Central to our discussion will undoubtedly be a topic which addresses the issue of authority. Addressing both our understanding of the church (ecclesiology) and the Bible (bibliology), we must wrestle with the issue of authority. While it is customary within Reform theology to proclaim "Sola Scriptura", which rgrove set forth exceedingly well, we must realize that this does not assume that our understanding of the teachings of Holy Scripture, or even the determination of the canon of Scripture, somehow dropped out of heaven bound and tied to individual Christians. Rather, much of which we believe has been intermediated to us through the church, to whom was given the Holy Spirit to lead us into all truth, and that Holy Scripture was of no private interpretation. The Holy Spirit that fell upon the prophets indwells the church. To what extent, then, is the church authoritative in establishing both the corpus of the oracles of God, and defining their substance?

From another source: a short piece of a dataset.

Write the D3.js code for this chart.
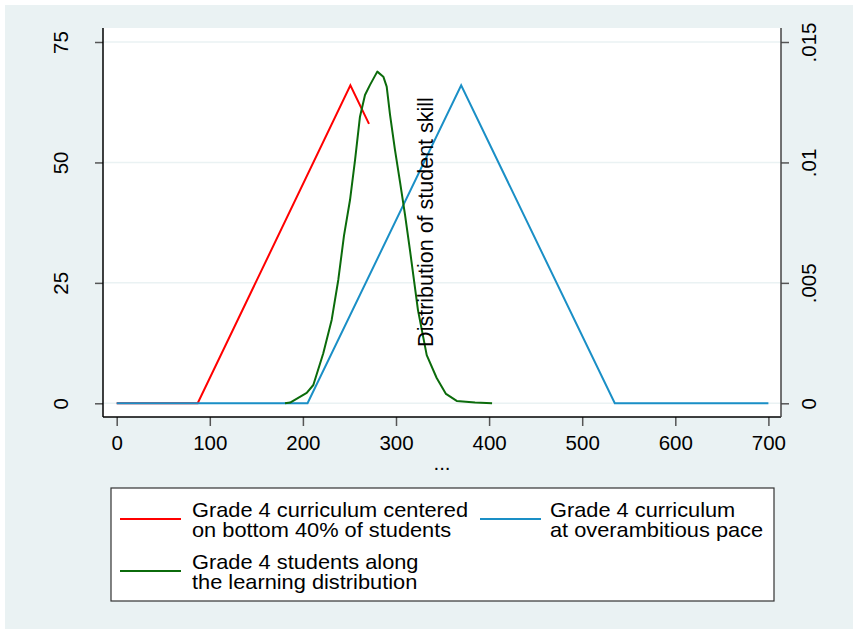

This is a topic with which I am struggling. Certainly, the Bible does not indicate that the church as an institution is infallible. Nevertheless, we conventionally ascribe authority to the decisions of the early church concerning the substance of the canon and accept their conclusions on such foundational issues as the Trinity and the nature of the Hypostatic Union in Jesus Christ. Although it may be argued that these conclusions are necessarily supported in the Bible (and indeed theologians of the day were careful to argue from scripture), such issues as canonicity are not so easily set aside. To say that it was given to the church to "recognize" God's Holy Scripture does not adequately address the genuine conflicts among early Christian leaders concerning what should and should not be included in the Bible. How then did they frame their arguments and come to their conclusions? And is it, in fact, given to the church to make such authoritative decisions?
I do not bring these issues up to weaken anyone's faith, but rather to strengthem it. When we give others an answer as to the hope within us, we must give a clear sound, not muddled. And doing theology is our starting point.